Evolution of analytical tools
The ubiquity and utility of Excel in many business contexts cannot be denied. Excel has stood the test of time and still serves as a trusted tool for many professionals. However, as the examples presented earlier show, R and Python bring a set of capabilities to the table that go far beyond the abilities of a traditional spreadsheet. Modern companies recognize the value of these languages and often combine them with traditional methods to get the best of both worlds.
With each day, data becomes more complex and extensive, and the demand for advanced analysis grows. Companies need to reconsider their tools and strategies to meet these challenges. Using R and Python for data analysis offers enormous potential, but it also requires an investment in training and resources. Companies that effectively integrate these tools into their analytical ecosystem will have a competitive edge in an increasingly data-driven world.

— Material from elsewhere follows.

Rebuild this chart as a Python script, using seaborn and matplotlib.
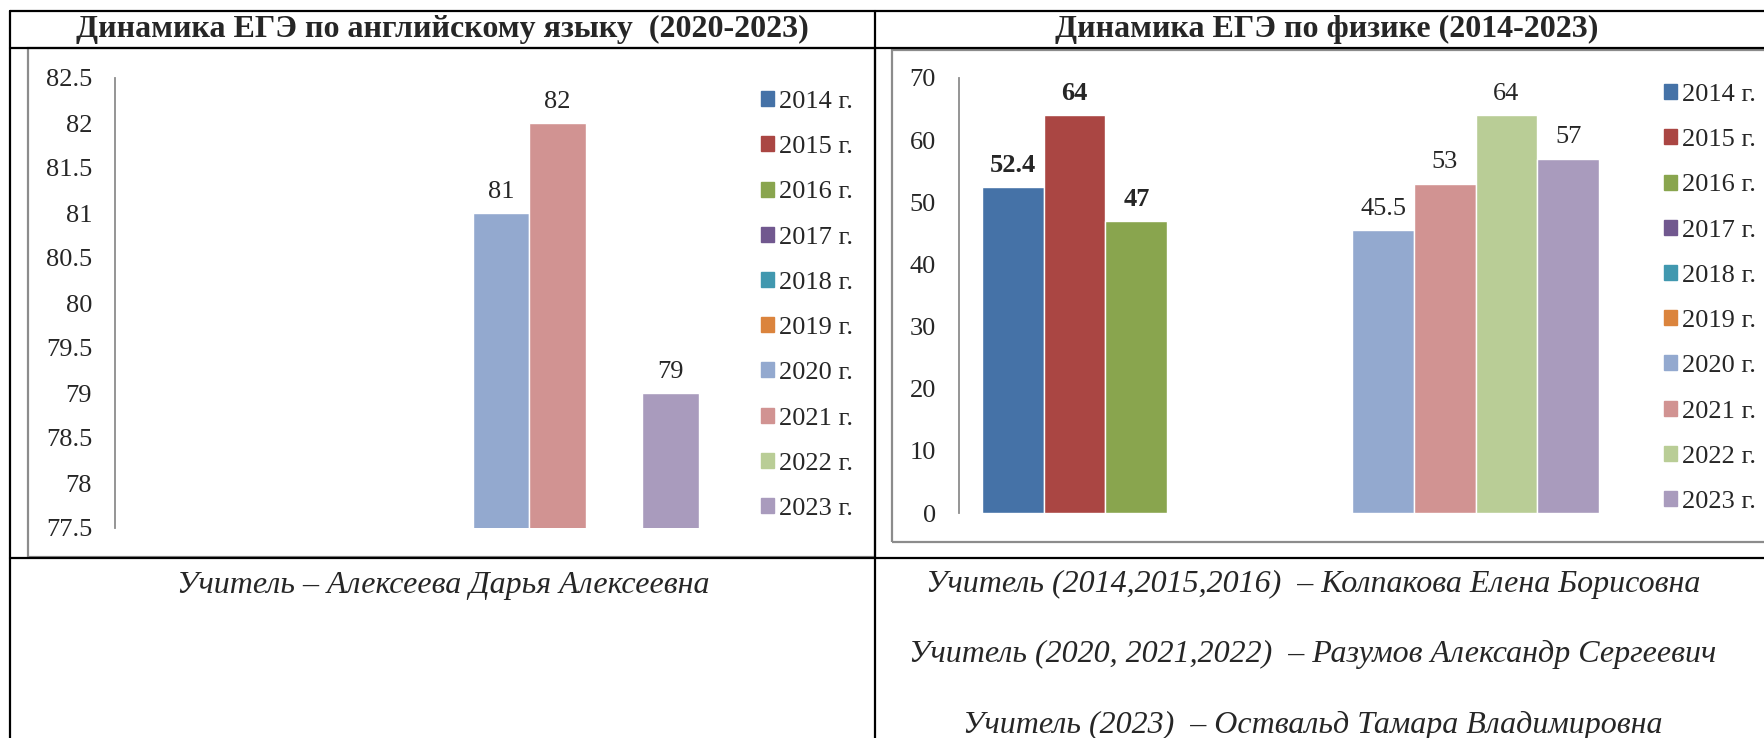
import numpy as np
import pandas as pd
import seaborn as sns
import matplotlib.pyplot as plt
from matplotlib.patches import Patch, Rectangle
from matplotlib.lines import Line2D

years = ['2014 г.', '2015 г.', '2016 г.', '2017 г.', '2018 г.',
         '2019 г.', '2020 г.', '2021 г.', '2022 г.', '2023 г.']
colors = ['#4572A7', '#AA4643', '#89A54E', '#71588F', '#4198AF',
          '#DB843D', '#93A9CF', '#D19392', '#B9CD96', '#A99BBD']
english = [np.nan, np.nan, np.nan, np.nan, np.nan, np.nan, 81, 82, np.nan, 79]
physics = [52.4, 64, 47, np.nan, np.nan, np.nan, 45.5, 53, 64, 57]
physics_bold = ['2014 г.', '2015 г.', '2016 г.']

title_eng = 'Динамика ЕГЭ по английскому языку  (2020-2023)'
title_phys = 'Динамика ЕГЭ по физике (2014-2023)'
teacher_eng = ['Учитель – Алексеева Дарья Алексеевна']
teacher_phys = ['Учитель (2014,2015,2016)  – Колпакова Елена Борисовна',
                'Учитель (2020, 2021,2022)  – Разумов Александр Сергеевич',
                'Учитель (2023)  – Оствальд Тамара Владимировна']

sns.set_style("white")
plt.rcParams['font.family'] = ['Liberation Serif', 'DejaVu Serif']

W, H = 1765, 738
fig = plt.figure(figsize=(W / 100, H / 100), dpi=100)


def fx(px):
    return px / W


def fy(py):
    return 1 - py / H


palette = dict(zip(years, colors))

# table lines
black = dict(color='black', lw=1.6, transform=fig.transFigure)
fig.add_artist(Line2D([fx(10), 1], [fy(10.5), fy(10.5)], **black))
fig.add_artist(Line2D([fx(10), 1], [fy(48), fy(48)], **black))
fig.add_artist(Line2D([fx(10), 1], [fy(558), fy(558)], **black))
fig.add_artist(Line2D([fx(10), fx(10)], [fy(10.5), 0], **black))
fig.add_artist(Line2D([fx(875), fx(875)], [fy(10.5), 0], **black))

# chart frames
for x0, y0, x1, y1 in [(28, 48, 875, 557), (892, 50, 1775, 542)]:
    fig.add_artist(Rectangle((fx(x0), fy(y1)), fx(x1 - x0), (y1 - y0) / H,
                             fill=False, edgecolor='#8c8c8c', lw=1.6,
                             transform=fig.transFigure))

fig.text(fx(442), fy(29), title_eng, ha='center', va='center',
         fontsize=23, fontweight='bold')
fig.text(fx(1327), fy(29), title_phys, ha='center', va='center',
         fontsize=23, fontweight='bold')

fig.text(fx(443), fy(585), teacher_eng[0], ha='center', va='center',
         fontsize=23, fontstyle='italic')
for t, yy in zip(teacher_phys, [584, 654, 725]):
    fig.text(fx(1313), fy(yy), t, ha='center', va='center',
             fontsize=23, fontstyle='italic')


def draw(ax, values, ylim, step, bold_years, xlim):
    df = pd.DataFrame({'g': [''] * len(years), 'year': years, 'value': values})
    sns.barplot(data=df, x='g', y='value', hue='year', hue_order=years,
                palette=palette, saturation=1, width=0.8, errorbar=None,
                legend=False, ax=ax)
    # one container per hue level; skip the empty years
    for cont, yr, v in zip(ax.containers, years, values):
        if np.isnan(v):
            continue
        ax.bar_label(cont, fmt='{:g}', padding=7.5, fontsize=19,
                     fontweight='bold' if yr in bold_years else 'normal')
    ax.set_ylim(*ylim)
    ax.set_xlim(*xlim)
    ticks = np.arange(ylim[0], ylim[1] + step / 2, step)
    ax.set_yticks(ticks)
    ax.set_yticklabels([f'{t:g}' for t in ticks], fontsize=19)
    ax.set_xticks([])
    ax.set_xlabel('')
    ax.set_ylabel('')
    ax.tick_params(axis='y', length=0, pad=16.5)
    for s in ['top', 'right', 'bottom']:
        ax.spines[s].set_visible(False)
    ax.spines['left'].set_color('#8c8c8c')
    ax.spines['left'].set_linewidth(1.3)
    ax.patch.set_alpha(0)


# english chart
ax1 = fig.add_axes([fx(115), fy(528), fx(706 * 0.9), (528 - 78) / H])
draw(ax1, english, (77.5, 82.5), 0.5, [], (-0.427, 0.473))

# physics chart
ax2 = fig.add_axes([fx(959), fy(513), fx(771 * 0.9), (513 - 78) / H])
draw(ax2, physics, (0, 70), 10, physics_bold, (-0.43, 0.47))

handles = [Patch(color=c, label=y) for y, c in zip(years, colors)]
leg_kw = dict(loc='upper left', frameon=False, fontsize=19, handlelength=0.5,
              handleheight=0.5, handletextpad=0.2, labelspacing=0.88,
              borderpad=0, borderaxespad=0)
fig.legend(handles=handles, bbox_to_anchor=(fx(761), fy(91)), **leg_kw)
fig.legend(handles=handles, bbox_to_anchor=(fx(1664), fy(84)), **leg_kw)

fig.savefig('out.png', dpi=100)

Choosing between Excel, R, Python, and other analytical tools is not an either-or matter. Each tool has its place and purpose. The key is to understand the capabilities and limitations of each tool and then choose the right tool for the specific task. In a world where data becomes increasingly valuable, the ability to flexibly and effectively use various tools becomes the key to success.
While Excel will continue to play a pivotal role in many aspects of business, R and Python offer new opportunities for those ready to look beyond traditional tools and embrace a more integrated approach to data analysis. In the digital age, the ability to adapt and adopt new technologies may determine a company's future. In this context, R and Python are not just alternatives to Excel but also a bridge to the future of data analysis.